# Exercise description
List each line of the data that holds the word "this".

[Rows from a dataset of charts and code]
■ ■ ■ ■ ■ ■ ■
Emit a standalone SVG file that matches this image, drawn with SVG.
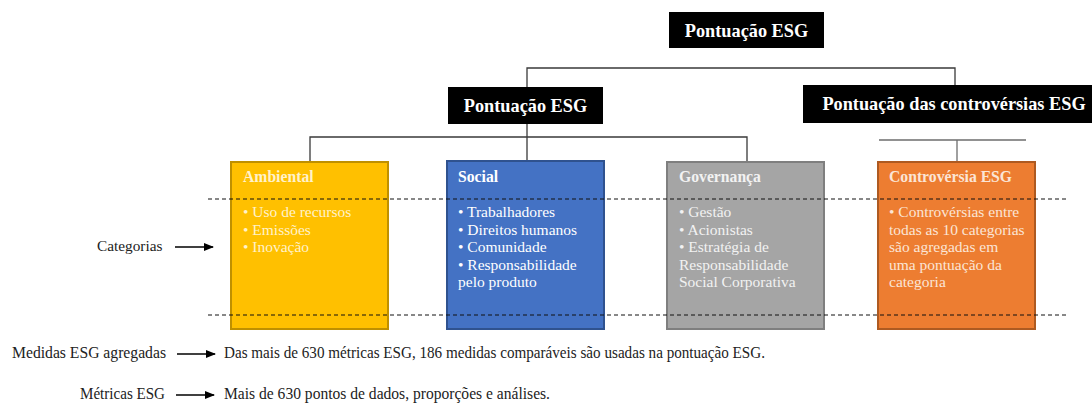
<svg xmlns="http://www.w3.org/2000/svg" width="1092" height="405" viewBox="0 0 1092 405" font-family="'Liberation Serif', 'DejaVu Serif', serif">
<style>
  text { font-family: "Liberation Serif", "DejaVu Serif", serif; }
  .hdr { fill: #000; }
  .hdrt { fill: #fff; font-weight: bold; font-size: 18.3px; text-anchor: middle; }
  .ttl { font-weight: bold; font-size: 15.7px; }
  .itm { font-size: 15.5px; }
  .lbl { font-size: 15.3px; fill: #222; }
  .lbl2 { font-size: 16px; fill: #222; }
  .conn { stroke: #3a3a3a; stroke-width: 1.3; fill: none; }
  .conn2 { stroke: #6e6e6e; stroke-width: 1.3; fill: none; }
  .dash { stroke: #111; stroke-width: 1; stroke-dasharray: 4 3; fill: none; }
  .arr { stroke: #000; stroke-width: 1.3; fill: none; }
</style>
<defs>
  <marker id="ah" markerWidth="10" markerHeight="8" refX="9" refY="4" orient="auto" markerUnits="userSpaceOnUse">
    <path d="M0,0 L10,4 L0,8 Z" fill="#000"/>
  </marker>
</defs>

<g id="connectors">
  <path class="conn" d="M527,87 V68 H955 V85"/>
  <path class="conn" d="M527,124 V161 M310,162 V137 H747 V162"/>
  <path class="conn2" d="M879,140 H1026 M957,140 V162"/>
</g>

<g id="top-score">
  <rect class="hdr" x="669" y="12" width="155" height="36"/>
  <text class="hdrt" x="746.5" y="36.5">Pontuação ESG</text>
</g>

<g id="esg-score">
  <rect class="hdr" x="448" y="87" width="155" height="37"/>
  <text class="hdrt" x="525.5" y="111.5">Pontuação ESG</text>
</g>

<g id="controversy-score">
  <rect class="hdr" x="803" y="85" width="289" height="38"/>
  <text class="hdrt" x="954" y="110">Pontuação das controvérsias ESG</text>
</g>

<g id="ambiental">
  <rect x="231" y="162" width="157" height="167" fill="#FFC000" stroke="#BF9000" stroke-width="2"/>
  <text class="ttl" x="243" y="182" fill="#FFF2CC">Ambiental</text>
  <g class="itm" fill="#FFF2CC">
    <text x="243" y="217">• Uso de recursos</text>
    <text x="243" y="234.5">• Emissões</text>
    <text x="243" y="252">• Inovação</text>
  </g>
</g>

<g id="social">
  <rect x="447" y="161" width="157" height="168" fill="#4472C4" stroke="#2F528F" stroke-width="2"/>
  <text class="ttl" x="458" y="182" fill="#fff">Social</text>
  <g class="itm" fill="#fff">
    <text x="458" y="217">• Trabalhadores</text>
    <text x="458" y="234.5">• Direitos humanos</text>
    <text x="458" y="252">• Comunidade</text>
    <text x="458" y="269.5">• Responsabilidade</text>
    <text x="458" y="287">pelo produto</text>
  </g>
</g>

<g id="governanca">
  <rect x="667" y="162" width="157" height="167" fill="#A5A5A5" stroke="#7F7F7F" stroke-width="2"/>
  <text class="ttl" x="679" y="182" fill="#F2F2F2">Governança</text>
  <g class="itm" fill="#F2F2F2">
    <text x="679" y="217">• Gestão</text>
    <text x="679" y="234.5">• Acionistas</text>
    <text x="679" y="252">• Estratégia de</text>
    <text x="679" y="269.5">Responsabilidade</text>
    <text x="679" y="287">Social Corporativa</text>
  </g>
</g>

<g id="controversia">
  <rect x="878" y="162" width="157" height="167" fill="#ED7D31" stroke="#AE5A21" stroke-width="2"/>
  <text class="ttl" x="889" y="182" fill="#FBE5D6">Controvérsia ESG</text>
  <g class="itm" fill="#FBE5D6">
    <text x="889" y="217">• Controvérsias entre</text>
    <text x="889" y="234.5">todas as 10 categorias</text>
    <text x="889" y="252">são agregadas  em</text>
    <text x="889" y="269.5">uma pontuação da</text>
    <text x="889" y="287">categoria</text>
  </g>
</g>

<g id="dashed-lines">
  <line class="dash" x1="208" y1="199" x2="1066" y2="199"/>
  <line class="dash" x1="208" y1="315" x2="1066" y2="315"/>
</g>

<g id="categorias-label">
  <text class="lbl" x="97" y="251">Categorias</text>
  <line class="arr" x1="175" y1="247" x2="213" y2="247" marker-end="url(#ah)"/>
</g>

<g id="medidas-label">
  <text class="lbl2" x="12" y="358" textLength="154" lengthAdjust="spacingAndGlyphs">Medidas ESG agregadas</text>
  <line class="arr" x1="177" y1="354" x2="215" y2="354" marker-end="url(#ah)"/>
  <text class="lbl2" x="224" y="358" textLength="541" lengthAdjust="spacingAndGlyphs">Das mais de 630 métricas ESG, 186 medidas comparáveis são usadas na pontuação ESG.</text>
</g>

<g id="metricas-label">
  <text class="lbl2" x="80" y="399" textLength="85" lengthAdjust="spacingAndGlyphs">Métricas ESG</text>
  <line class="arr" x1="176" y1="395" x2="214" y2="395" marker-end="url(#ah)"/>
  <text class="lbl2" x="224" y="399" textLength="326" lengthAdjust="spacingAndGlyphs">Mais de 630 pontos de dados, proporções e análises.</text>
</g>
</svg>
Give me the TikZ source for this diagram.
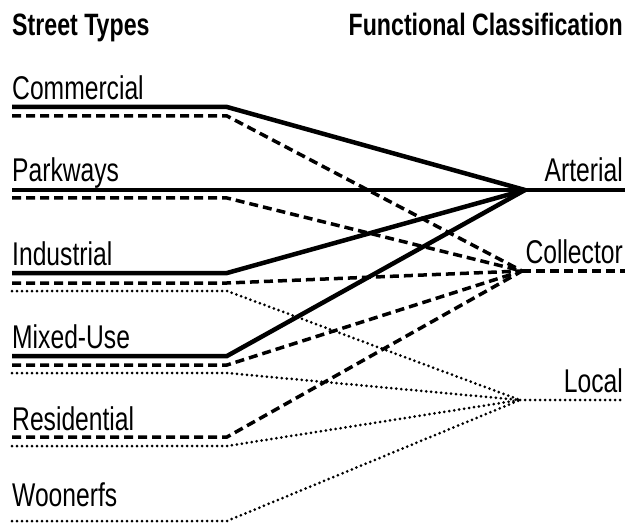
\documentclass[tikz,border=0pt]{standalone}
\usepackage{fontspec}
\setmainfont[FakeStretch=0.75]{Liberation Sans}

\begin{document}
\begin{tikzpicture}[x=1bp,y=-1bp]
    \tikzstyle{S}=[line width=4.5bp]
    \tikzstyle{D}=[line width=3.5bp,dash pattern=on 9bp off 5bp]
    \tikzstyle{P}=[line width=3bp,line cap=round,dash pattern=on 0bp off 5bp]
    \tikzstyle{lbl}=[inner sep=0pt,anchor=base west,font=\fontsize{33}{33}\selectfont]
    \tikzstyle{cls}=[inner sep=0pt,anchor=base east,font=\fontsize{33}{33}\selectfont]
    \tikzstyle{hd}=[inner sep=0pt,font=\fontsize{31}{31}\selectfont\bfseries]

    \useasboundingbox (0,0) rectangle (635,523);

    % Headers
    \node [hd,anchor=base west] (types) at (12,36) {Street Types};
    \node [hd,anchor=base east] (fclass) at (623,36) {Functional Classification};

    % Street types
    \node [lbl] (com) at (12,100) {Commercial};
    \node [lbl] (park) at (12,182) {Parkways};
    \node [lbl] (ind) at (12,265) {Industrial};
    \node [lbl] (mix) at (12,348) {Mixed-Use};
    \node [lbl] (res) at (12,430) {Residential};
    \node [lbl] (woon) at (12,506) {Woonerfs};

    % Classes
    \node [cls] (art) at (623,182) {Arterial};
    \node [cls] (col) at (623,263) {Collector};
    \node [cls] (loc) at (623,392) {Local};

    % Junctions
    \coordinate (artJ) at (525,190);
    \coordinate (colJ) at (522,271);
    \coordinate (locJ) at (520,400);
    \coordinate (artE) at (625,190);
    \coordinate (colE) at (625,271);
    \coordinate (locE) at (625,400);

    % Solid: arterial
    \draw [S] (12,107) coordinate (comS) -- (227,107) coordinate (comSb) -- (artJ);
    \draw [S] (12,190) coordinate (parkS) -- (artJ) -- (artE);
    \draw [S] (12,273) coordinate (indS) -- (227,273) coordinate (indSb) -- (artJ);
    \draw [S] (12,356) coordinate (mixS) -- (227,356) coordinate (mixSb) -- (artJ);

    % Dashed: collector
    \draw [D] (12,116) coordinate (comD) -- (227,116) coordinate (comDb) -- (colJ);
    \draw [D] (12,198) coordinate (parkD) -- (227,198) coordinate (parkDb) -- (colJ);
    \draw [D] (12,283) coordinate (indD) -- (227,283) coordinate (indDb) -- (colJ);
    \draw [D] (12,365) coordinate (mixD) -- (227,365) coordinate (mixDb) -- (colJ);
    \draw [D] (12,437) coordinate (resD) -- (227,437) coordinate (resDb) -- (colJ);
    \draw [D] (colJ) -- (colE);

    % Dotted: local
    \draw [P] (12,291) coordinate (indP) -- (227,291) coordinate (indPb) -- (locJ);
    \draw [P] (12,373) coordinate (mixP) -- (227,373) coordinate (mixPb) -- (locJ);
    \draw [P] (12,446) coordinate (resP) -- (227,446) coordinate (resPb) -- (locJ);
    \draw [P] (12,521) coordinate (woonP) -- (227,521) coordinate (woonPb) -- (locJ);
    \draw [P] (locJ) -- (locE);
\end{tikzpicture}
\end{document}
■ ■ ■ ■ ■ ■ ■
# Result of the task
Emit a standalone SVG file that matches this image, drawn with SVG.
Give me the TikZ source for this diagram.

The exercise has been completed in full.